1 400 g (14 oz.) pack chow mein noodles, blanched in boiling water according to package instructions
3 Tbsp (45 mL) vegetable oil
1 medium onion, sliced
2 cloves fresh garlic, finely chopped
4 cups (1 L) sliced Napa cabbage
1 cup (250 mL) sliced celery
1 cup (250 mL) quartered button mushrooms
1 tsp (5 mL) sugar
1 cup (250 mL) turkey stock
¼ cup (60 mL) water
2 Tbsp (30 mL) dark soy sauce
2 tsp (10 mL) toasted sesame oil
2 Tbsp (30 mL) cornstarch, dissolved in 4 Tbsp (60 mL) vegetable or turkey stock
1 227 mL can sliced water chestnuts, drained
½ red pepper, sliced
½ green pepper, sliced
2 cups (500 mL) cooked turkey meat, chopped
4 scallions, sliced
In a large colander, pour boiling water over chow mein noodles and set aside.
Using a fork, gently separate the noodles until they are loosened and pour off any excess water. Keep noodles in the colander until ready to add to the balance of ingredients.
In a large skillet or wok, heat the vegetable oil on high and add onion, garlic, cabbage, celery and mushrooms. Lower heat to medium-high and stir-fry for 3 minutes or until the cabbage is wilted. Then add sugar, stock, water, soy sauce, sesame oil and simmer covered for 3 minutes.
Combine cornstarch and vegetable stock together until smooth then stir into the vegetable mixture along with the sliced red and green peppers, water chestnuts and chopped turkey. Add chow mein noodles, tossing gently to combine evenly.

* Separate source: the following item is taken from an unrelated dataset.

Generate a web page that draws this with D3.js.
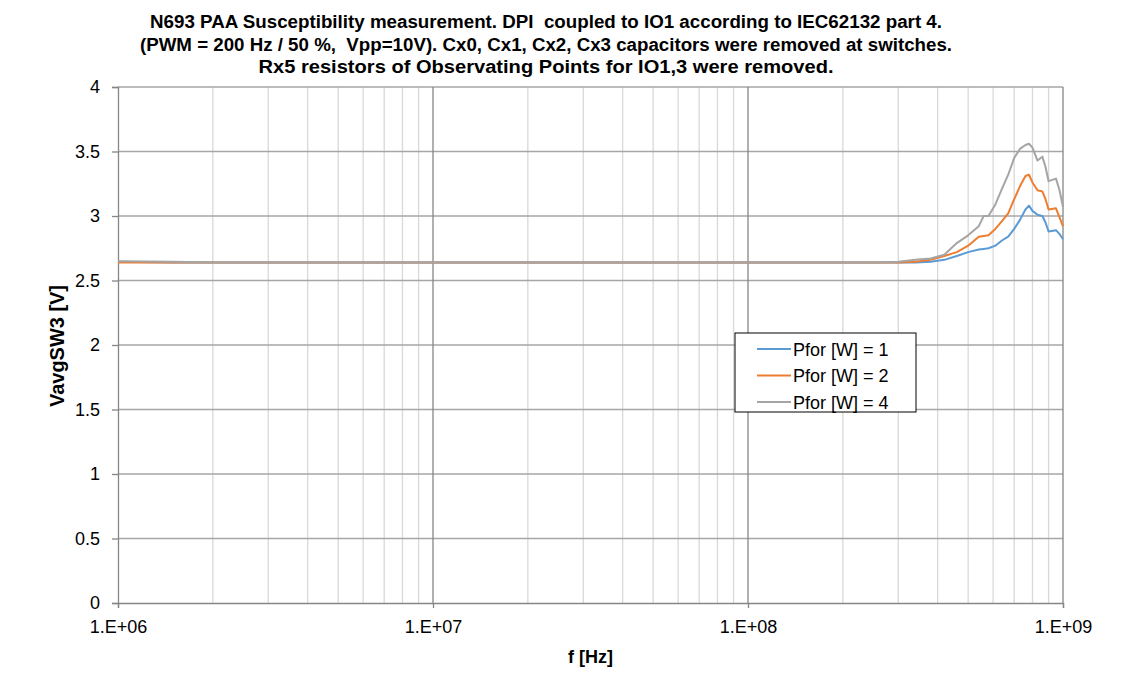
<!DOCTYPE html>
<html>
<head>
<meta charset="utf-8">
<script src="https://cdn.jsdelivr.net/npm/d3@7"></script>
<style>
  body { margin: 0; background: #fff; }
  text { font-family: "Liberation Sans", Arial, sans-serif; white-space: pre; }
</style>
</head>
<body>
<div id="graph"></div>
<script>
// frequencies in MHz
var freqs = [1, 1.5, 2, 3, 5, 7, 10, 15, 20, 30, 50, 70, 100, 150, 200, 250, 300, 340, 380, 420, 460, 500, 540, 560, 580, 610, 640, 670, 700, 730, 760, 780, 800, 830, 860, 880, 900, 950, 975, 1000];
var p1 = [2.645, 2.64, 2.64, 2.64, 2.64, 2.64, 2.64, 2.64, 2.64, 2.64, 2.64, 2.64, 2.64, 2.64, 2.64, 2.64, 2.64, 2.64, 2.645, 2.66, 2.69, 2.72, 2.74, 2.745, 2.75, 2.77, 2.81, 2.84, 2.90, 2.97, 3.05, 3.08, 3.04, 3.01, 3.00, 2.95, 2.88, 2.89, 2.86, 2.82];
var p2 = [2.64, 2.64, 2.64, 2.64, 2.64, 2.64, 2.64, 2.64, 2.64, 2.64, 2.64, 2.64, 2.64, 2.64, 2.64, 2.64, 2.64, 2.645, 2.66, 2.69, 2.72, 2.77, 2.84, 2.845, 2.85, 2.90, 2.96, 3.02, 3.13, 3.23, 3.31, 3.32, 3.26, 3.20, 3.19, 3.13, 3.05, 3.06, 2.99, 2.92];
var p4 = [2.65, 2.645, 2.64, 2.64, 2.64, 2.64, 2.64, 2.64, 2.64, 2.64, 2.64, 2.64, 2.64, 2.64, 2.64, 2.64, 2.645, 2.66, 2.67, 2.70, 2.79, 2.85, 2.92, 3.00, 3.00, 3.09, 3.21, 3.32, 3.45, 3.52, 3.55, 3.56, 3.53, 3.43, 3.46, 3.38, 3.27, 3.29, 3.20, 3.07];
var seriesNames = ["Pfor [W] = 1", "Pfor [W] = 2", "Pfor [W] = 4"];
var seriesColors = ["#5B9BD5", "#ED7D31", "#A5A5A5"];
var yTicks = [0, 0.5, 1, 1.5, 2, 2.5, 3, 3.5, 4];
var xTicks = [1e6, 1e7, 1e8, 1e9];
var titleLines = [
  "N693 PAA Susceptibility measurement. DPI  coupled to IO1 according to IEC62132 part 4.",
  "(PWM = 200 Hz / 50 %,  Vpp=10V). Cx0, Cx1, Cx2, Cx3 capacitors were removed at switches.",
  "Rx5 resistors of Observating Points for IO1,3 were removed."
];
var titleWidths = [792, 812, 575];

var W = 1145, H = 696;
var margin = {top: 87, right: 82, bottom: 93, left: 118};
var width = W - margin.left - margin.right,
  height = H - margin.top - margin.bottom;

var svg = d3.select('#graph').append('svg')
  .attr('width', W).attr('height', H);

var g = svg.append('g')
  .attr('transform', 'translate(' + margin.left + ',' + margin.top + ')');

var x = d3.scaleLog().domain([1e6, 1e9]).range([0, width]);
var y = d3.scaleLinear().domain([0, 4]).range([height, 0]);

// minor vertical grid
var minor = [];
[1e6, 1e7, 1e8].forEach(function(d) {
  for (var k = 2; k <= 9; k++) minor.push(d * k);
});
g.selectAll('.minor').data(minor).enter().append('line')
  .attr('x1', function(d) { return x(d); }).attr('x2', function(d) { return x(d); })
  .attr('y1', 0).attr('y2', height)
  .attr('stroke', '#d9d9d9').attr('stroke-width', 1.3);

// horizontal grid
g.selectAll('.hgrid').data(yTicks.slice(1)).enter().append('line')
  .attr('x1', 0).attr('x2', width)
  .attr('y1', function(d) { return y(d); }).attr('y2', function(d) { return y(d); })
  .attr('stroke', '#a6a6a6').attr('stroke-width', 1.3);

// major vertical grid
g.selectAll('.major').data(xTicks.slice(1)).enter().append('line')
  .attr('x1', function(d) { return x(d); }).attr('x2', function(d) { return x(d); })
  .attr('y1', 0).attr('y2', height)
  .attr('stroke', '#868686').attr('stroke-width', 1.3);

// axes
var yAxis = g.append('g')
  .call(d3.axisLeft(y).tickValues(yTicks).tickSize(6).tickPadding(12).tickFormat(d3.format('')));
var xAxis = g.append('g')
  .attr('transform', 'translate(0,' + height + ')')
  .call(d3.axisBottom(x).tickValues(xTicks).tickSize(5).tickPadding(12)
    .tickFormat(function(d) { return '1.E+0' + Math.round(Math.log10(d)); }));
[yAxis, xAxis].forEach(function(a) {
  a.select('.domain').attr('stroke', '#868686').attr('stroke-width', 1.3);
  a.selectAll('.tick line').attr('stroke', '#868686').attr('stroke-width', 1.3);
  a.selectAll('.tick text').attr('font-size', 18).attr('fill', '#000')
    .style('font-family', '"Liberation Sans", Arial, sans-serif');
});

// lines
var all = [p1, p2, p4];
var line = d3.line()
  .x(function(d, i) { return x(freqs[i] * 1e6); })
  .y(function(d) { return y(d); });
all.forEach(function(s, n) {
  g.append('path').datum(s)
    .attr('fill', 'none')
    .attr('stroke', seriesColors[n])
    .attr('stroke-width', 2)
    .attr('stroke-linejoin', 'round')
    .attr('d', line);
});

// title
svg.selectAll('.title').data(titleLines).enter().append('text')
  .attr('x', 546).attr('y', function(d, i) { return 28 + i * 22.5; })
  .attr('text-anchor', 'middle')
  .attr('font-size', 18).attr('font-weight', 'bold')
  .attr('textLength', function(d, i) { return titleWidths[i]; })
  .attr('lengthAdjust', 'spacingAndGlyphs')
  .text(function(d) { return d; });

// axis titles
svg.append('text')
  .attr('transform', 'translate(64,346) rotate(-90)')
  .attr('text-anchor', 'middle').attr('font-size', 20).attr('font-weight', 'bold')
  .attr('textLength', 122).attr('lengthAdjust', 'spacingAndGlyphs')
  .text('VavgSW3 [V]');
svg.append('text')
  .attr('x', margin.left + width / 2).attr('y', 663)
  .attr('text-anchor', 'middle').attr('font-size', 18).attr('font-weight', 'bold')
  .text('f [Hz]');

// legend
var lg = svg.append('g').attr('transform', 'translate(735,333)');
lg.append('rect').attr('width', 181).attr('height', 79)
  .attr('fill', '#fff').attr('stroke', '#000').attr('stroke-width', 1);
seriesNames.forEach(function(name, i) {
  var yy = 16 + i * 26.5;
  lg.append('line').attr('x1', 22).attr('x2', 56).attr('y1', yy).attr('y2', yy)
    .attr('stroke', seriesColors[i]).attr('stroke-width', 2);
  lg.append('text').attr('x', 58).attr('y', yy + 6.5)
    .attr('font-size', 18).text(name);
});
</script>
</body>
</html>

Serve with sliced scallions on top.
Suggested VQA Wine Pairings
Selected by the BC Wine Institute & Wine Country Ontario.

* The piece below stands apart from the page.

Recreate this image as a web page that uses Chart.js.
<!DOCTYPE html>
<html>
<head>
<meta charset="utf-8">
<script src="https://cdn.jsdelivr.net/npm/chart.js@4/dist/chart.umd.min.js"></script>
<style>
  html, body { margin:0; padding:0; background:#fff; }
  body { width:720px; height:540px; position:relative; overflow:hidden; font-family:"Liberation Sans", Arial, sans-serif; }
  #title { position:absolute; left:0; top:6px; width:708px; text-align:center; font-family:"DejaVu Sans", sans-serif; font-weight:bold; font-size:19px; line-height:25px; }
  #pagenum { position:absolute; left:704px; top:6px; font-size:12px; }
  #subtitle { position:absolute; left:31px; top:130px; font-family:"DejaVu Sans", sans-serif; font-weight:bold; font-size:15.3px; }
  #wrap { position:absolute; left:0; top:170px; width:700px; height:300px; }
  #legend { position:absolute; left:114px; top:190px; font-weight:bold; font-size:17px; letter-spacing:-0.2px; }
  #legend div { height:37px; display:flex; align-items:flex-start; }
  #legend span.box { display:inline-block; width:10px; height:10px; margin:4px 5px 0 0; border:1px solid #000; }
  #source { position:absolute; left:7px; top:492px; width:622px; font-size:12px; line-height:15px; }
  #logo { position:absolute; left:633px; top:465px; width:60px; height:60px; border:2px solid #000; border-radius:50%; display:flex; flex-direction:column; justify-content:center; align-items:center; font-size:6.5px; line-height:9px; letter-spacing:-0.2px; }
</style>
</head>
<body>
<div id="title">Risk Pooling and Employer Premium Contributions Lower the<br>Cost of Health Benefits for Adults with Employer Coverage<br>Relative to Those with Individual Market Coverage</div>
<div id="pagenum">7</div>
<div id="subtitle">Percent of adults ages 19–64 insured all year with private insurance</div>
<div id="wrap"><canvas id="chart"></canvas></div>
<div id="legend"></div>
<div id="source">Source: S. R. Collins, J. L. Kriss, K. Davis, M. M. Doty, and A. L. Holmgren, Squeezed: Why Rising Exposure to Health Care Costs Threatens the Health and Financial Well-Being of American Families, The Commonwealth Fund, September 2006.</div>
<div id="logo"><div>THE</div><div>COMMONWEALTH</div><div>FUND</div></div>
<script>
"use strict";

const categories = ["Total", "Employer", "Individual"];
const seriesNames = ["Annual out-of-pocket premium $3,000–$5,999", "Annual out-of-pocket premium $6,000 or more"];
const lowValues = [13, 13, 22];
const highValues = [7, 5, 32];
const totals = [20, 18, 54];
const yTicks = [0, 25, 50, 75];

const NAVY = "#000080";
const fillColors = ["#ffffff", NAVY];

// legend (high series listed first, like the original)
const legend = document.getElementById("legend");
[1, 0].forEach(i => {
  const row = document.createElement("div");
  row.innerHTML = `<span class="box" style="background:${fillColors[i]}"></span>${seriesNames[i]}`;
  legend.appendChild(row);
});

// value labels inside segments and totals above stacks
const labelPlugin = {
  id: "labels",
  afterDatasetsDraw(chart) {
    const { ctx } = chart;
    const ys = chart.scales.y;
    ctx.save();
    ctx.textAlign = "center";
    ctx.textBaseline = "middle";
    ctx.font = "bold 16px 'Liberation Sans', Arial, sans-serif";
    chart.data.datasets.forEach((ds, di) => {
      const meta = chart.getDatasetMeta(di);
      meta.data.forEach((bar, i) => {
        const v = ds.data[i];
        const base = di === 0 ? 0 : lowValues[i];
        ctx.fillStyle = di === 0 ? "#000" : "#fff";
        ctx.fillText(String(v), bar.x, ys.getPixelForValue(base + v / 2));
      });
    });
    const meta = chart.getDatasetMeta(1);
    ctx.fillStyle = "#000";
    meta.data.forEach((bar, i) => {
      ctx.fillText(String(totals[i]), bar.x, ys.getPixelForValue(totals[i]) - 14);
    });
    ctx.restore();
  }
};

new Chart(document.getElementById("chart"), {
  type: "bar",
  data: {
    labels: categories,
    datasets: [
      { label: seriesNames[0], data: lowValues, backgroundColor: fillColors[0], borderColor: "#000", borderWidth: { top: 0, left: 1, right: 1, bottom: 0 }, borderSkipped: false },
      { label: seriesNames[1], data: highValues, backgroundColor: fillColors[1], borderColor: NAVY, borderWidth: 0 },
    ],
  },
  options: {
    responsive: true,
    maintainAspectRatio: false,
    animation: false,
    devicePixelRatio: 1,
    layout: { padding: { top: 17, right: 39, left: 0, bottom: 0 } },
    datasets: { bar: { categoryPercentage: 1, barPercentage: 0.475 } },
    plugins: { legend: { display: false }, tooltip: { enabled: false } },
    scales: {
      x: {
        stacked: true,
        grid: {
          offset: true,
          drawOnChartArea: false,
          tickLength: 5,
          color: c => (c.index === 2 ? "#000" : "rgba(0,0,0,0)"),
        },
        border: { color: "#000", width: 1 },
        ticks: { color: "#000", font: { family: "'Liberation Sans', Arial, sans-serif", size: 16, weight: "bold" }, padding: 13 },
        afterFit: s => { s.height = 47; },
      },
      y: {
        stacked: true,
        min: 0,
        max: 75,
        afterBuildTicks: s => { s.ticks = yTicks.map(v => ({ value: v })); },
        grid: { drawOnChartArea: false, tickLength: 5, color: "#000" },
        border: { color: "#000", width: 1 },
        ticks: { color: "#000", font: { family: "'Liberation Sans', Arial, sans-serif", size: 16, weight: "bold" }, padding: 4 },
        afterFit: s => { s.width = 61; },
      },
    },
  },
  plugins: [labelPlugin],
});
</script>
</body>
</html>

Quail’s Gate 2011 Gewürztraminer
Black Prince Winery 2011 Riesling
Suggested Canadian Brewery Pairings
Selected by Thirst for Knowledge Inc.
Moosehead Cracked Canoe Light Lager
Mill. St Brewery Original Organic Lager
There are lots of light-tasting vegetables in this dish that need a beer that will not be overpowering.